* **Task to complete**: Print, word for word, the opening line of the data below and every line after it through the line that contains "Chart.register(...registerables);", but not the pictures.
-- -- --
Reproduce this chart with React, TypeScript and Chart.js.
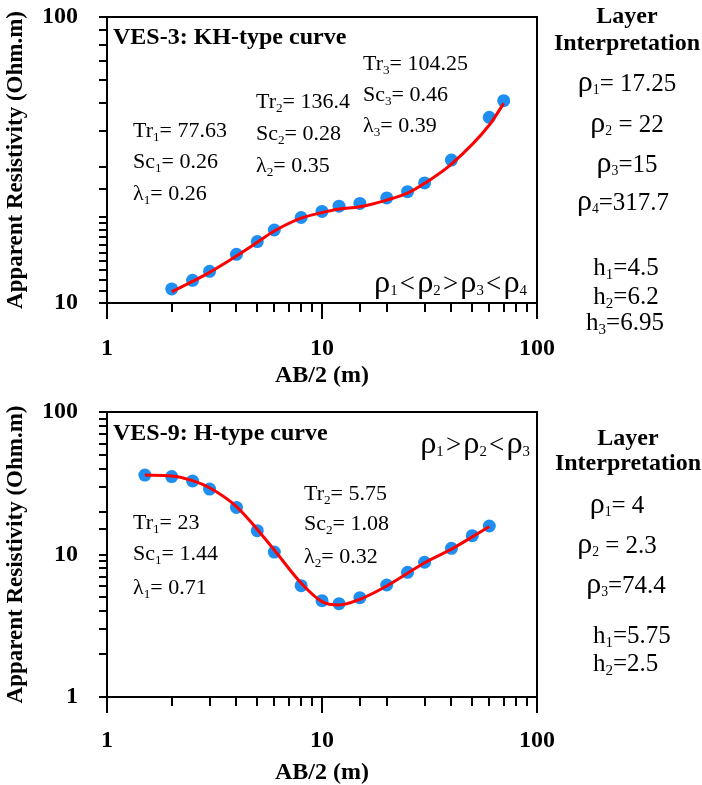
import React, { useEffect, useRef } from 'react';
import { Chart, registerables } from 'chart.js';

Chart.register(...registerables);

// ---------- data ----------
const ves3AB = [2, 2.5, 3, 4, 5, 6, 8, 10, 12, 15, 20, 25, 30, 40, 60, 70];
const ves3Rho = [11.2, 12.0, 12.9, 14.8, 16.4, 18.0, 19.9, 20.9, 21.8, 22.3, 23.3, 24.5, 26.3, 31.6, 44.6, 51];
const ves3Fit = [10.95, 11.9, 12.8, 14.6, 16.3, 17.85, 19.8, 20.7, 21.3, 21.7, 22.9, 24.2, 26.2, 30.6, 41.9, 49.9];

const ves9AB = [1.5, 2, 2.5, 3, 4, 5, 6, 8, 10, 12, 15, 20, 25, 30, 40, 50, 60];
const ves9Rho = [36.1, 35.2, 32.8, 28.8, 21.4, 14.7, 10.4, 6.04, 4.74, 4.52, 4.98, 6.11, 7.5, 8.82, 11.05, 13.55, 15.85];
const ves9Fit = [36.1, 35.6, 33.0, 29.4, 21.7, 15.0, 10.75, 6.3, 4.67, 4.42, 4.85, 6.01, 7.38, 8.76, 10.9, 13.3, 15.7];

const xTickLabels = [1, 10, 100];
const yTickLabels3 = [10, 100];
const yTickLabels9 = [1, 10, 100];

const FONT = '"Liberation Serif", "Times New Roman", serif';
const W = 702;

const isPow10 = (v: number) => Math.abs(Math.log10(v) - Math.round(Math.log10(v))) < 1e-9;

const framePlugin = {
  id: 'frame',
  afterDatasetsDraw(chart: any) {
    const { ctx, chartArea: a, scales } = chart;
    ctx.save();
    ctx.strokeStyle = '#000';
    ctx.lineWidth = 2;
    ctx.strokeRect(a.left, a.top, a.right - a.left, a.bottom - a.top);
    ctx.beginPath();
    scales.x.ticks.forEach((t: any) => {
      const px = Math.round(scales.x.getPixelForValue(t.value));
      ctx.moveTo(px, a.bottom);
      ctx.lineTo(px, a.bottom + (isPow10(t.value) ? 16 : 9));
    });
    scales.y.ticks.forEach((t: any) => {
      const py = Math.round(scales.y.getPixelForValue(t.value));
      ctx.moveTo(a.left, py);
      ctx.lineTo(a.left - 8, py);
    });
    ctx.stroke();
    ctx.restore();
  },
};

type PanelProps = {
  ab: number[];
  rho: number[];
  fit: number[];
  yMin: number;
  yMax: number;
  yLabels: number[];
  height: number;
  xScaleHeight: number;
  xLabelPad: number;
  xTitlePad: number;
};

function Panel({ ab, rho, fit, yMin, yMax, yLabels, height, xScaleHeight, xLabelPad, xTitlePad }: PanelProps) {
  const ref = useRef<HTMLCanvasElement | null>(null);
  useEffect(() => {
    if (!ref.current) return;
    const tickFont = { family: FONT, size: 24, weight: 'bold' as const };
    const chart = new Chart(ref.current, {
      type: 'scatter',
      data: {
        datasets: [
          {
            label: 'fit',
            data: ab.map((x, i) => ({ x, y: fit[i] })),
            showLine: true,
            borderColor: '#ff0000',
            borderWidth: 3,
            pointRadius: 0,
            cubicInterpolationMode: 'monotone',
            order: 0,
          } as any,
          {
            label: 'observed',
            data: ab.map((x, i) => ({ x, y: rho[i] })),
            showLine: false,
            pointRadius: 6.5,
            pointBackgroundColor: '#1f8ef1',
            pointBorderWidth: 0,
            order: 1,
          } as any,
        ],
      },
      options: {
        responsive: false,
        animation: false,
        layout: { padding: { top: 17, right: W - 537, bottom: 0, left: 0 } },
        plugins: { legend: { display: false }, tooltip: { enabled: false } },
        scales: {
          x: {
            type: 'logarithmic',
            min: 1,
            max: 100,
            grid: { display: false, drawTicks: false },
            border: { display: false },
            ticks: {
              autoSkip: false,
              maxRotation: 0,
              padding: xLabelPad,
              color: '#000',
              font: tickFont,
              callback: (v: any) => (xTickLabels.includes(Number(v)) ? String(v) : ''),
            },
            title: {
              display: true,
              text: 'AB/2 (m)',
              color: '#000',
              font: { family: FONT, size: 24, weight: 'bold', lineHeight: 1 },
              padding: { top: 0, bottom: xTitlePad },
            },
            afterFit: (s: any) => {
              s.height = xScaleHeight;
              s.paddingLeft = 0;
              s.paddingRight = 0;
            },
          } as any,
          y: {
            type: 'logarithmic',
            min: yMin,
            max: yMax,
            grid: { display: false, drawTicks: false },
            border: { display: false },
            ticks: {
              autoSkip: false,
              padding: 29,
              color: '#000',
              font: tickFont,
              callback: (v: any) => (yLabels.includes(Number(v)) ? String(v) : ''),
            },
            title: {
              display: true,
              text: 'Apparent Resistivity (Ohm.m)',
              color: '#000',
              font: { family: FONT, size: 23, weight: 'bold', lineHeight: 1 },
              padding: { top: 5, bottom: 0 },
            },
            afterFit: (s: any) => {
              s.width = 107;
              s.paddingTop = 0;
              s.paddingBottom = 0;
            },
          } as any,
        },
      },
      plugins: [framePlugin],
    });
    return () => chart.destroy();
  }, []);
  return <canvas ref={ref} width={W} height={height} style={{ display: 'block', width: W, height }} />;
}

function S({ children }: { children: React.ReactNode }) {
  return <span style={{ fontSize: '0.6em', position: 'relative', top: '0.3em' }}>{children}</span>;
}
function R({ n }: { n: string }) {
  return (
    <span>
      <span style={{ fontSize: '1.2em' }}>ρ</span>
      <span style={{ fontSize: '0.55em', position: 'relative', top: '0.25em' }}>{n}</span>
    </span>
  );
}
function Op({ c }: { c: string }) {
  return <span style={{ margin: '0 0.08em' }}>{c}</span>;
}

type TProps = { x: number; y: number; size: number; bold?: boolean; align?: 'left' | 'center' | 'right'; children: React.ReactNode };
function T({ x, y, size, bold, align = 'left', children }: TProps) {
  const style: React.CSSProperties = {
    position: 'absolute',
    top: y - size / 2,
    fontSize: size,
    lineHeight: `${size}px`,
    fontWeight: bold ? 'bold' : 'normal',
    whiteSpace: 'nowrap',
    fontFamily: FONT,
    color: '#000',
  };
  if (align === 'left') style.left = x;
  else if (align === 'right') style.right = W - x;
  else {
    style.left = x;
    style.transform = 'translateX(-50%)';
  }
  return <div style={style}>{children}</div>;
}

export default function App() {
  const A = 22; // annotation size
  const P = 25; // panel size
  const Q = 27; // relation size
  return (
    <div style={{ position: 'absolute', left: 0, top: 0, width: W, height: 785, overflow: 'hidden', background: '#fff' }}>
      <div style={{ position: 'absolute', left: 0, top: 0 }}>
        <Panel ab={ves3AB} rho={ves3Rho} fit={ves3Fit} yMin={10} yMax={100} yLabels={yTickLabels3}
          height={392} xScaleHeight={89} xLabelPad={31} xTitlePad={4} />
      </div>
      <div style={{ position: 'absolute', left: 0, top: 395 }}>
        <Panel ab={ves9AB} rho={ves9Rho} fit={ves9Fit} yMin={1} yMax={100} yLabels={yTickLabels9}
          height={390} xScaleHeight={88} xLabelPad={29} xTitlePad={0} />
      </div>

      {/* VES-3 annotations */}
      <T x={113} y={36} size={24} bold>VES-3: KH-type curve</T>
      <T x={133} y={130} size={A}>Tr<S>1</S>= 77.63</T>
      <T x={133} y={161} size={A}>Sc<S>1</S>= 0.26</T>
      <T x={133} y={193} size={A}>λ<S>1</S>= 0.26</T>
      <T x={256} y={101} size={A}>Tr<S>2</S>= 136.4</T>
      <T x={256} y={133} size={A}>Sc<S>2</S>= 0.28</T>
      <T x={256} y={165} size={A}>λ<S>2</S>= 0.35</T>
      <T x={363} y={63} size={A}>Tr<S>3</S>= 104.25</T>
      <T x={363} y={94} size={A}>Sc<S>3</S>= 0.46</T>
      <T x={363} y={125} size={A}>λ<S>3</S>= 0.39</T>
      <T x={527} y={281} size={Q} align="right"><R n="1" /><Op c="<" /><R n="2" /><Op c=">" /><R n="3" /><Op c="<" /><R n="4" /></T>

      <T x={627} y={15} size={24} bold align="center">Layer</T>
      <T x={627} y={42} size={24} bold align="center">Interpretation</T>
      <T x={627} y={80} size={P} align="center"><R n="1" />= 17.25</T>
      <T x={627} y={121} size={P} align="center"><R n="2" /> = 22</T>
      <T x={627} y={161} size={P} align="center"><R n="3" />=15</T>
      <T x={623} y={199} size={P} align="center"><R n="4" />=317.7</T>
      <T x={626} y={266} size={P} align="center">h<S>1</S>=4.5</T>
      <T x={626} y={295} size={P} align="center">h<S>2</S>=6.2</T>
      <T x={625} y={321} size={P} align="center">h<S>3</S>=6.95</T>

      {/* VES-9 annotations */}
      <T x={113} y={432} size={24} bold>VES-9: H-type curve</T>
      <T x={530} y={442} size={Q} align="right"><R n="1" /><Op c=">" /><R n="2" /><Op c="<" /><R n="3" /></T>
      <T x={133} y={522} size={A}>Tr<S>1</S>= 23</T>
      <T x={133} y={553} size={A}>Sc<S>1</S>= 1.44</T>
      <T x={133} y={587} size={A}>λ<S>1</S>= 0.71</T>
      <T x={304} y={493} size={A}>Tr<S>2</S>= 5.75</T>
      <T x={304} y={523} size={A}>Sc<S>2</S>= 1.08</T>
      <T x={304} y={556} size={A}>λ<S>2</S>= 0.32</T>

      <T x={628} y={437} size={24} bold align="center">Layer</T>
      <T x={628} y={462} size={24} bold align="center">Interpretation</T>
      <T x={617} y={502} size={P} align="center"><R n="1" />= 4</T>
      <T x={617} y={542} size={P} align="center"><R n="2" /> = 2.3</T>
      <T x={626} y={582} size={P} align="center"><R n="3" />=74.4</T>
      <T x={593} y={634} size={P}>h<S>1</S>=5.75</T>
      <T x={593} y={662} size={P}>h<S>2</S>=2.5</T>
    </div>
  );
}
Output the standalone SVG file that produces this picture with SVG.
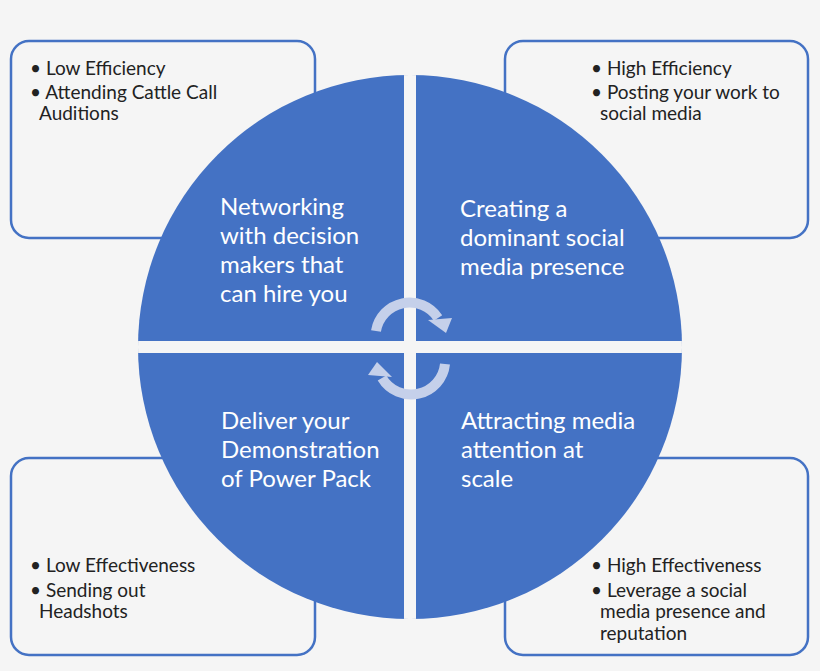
-- -- --
* **Result of the exercise**:
Reproduce this chart with React, TypeScript and Chart.js.
import React, { useEffect, useRef } from 'react';
import { Chart, registerables } from 'chart.js';

Chart.register(...registerables);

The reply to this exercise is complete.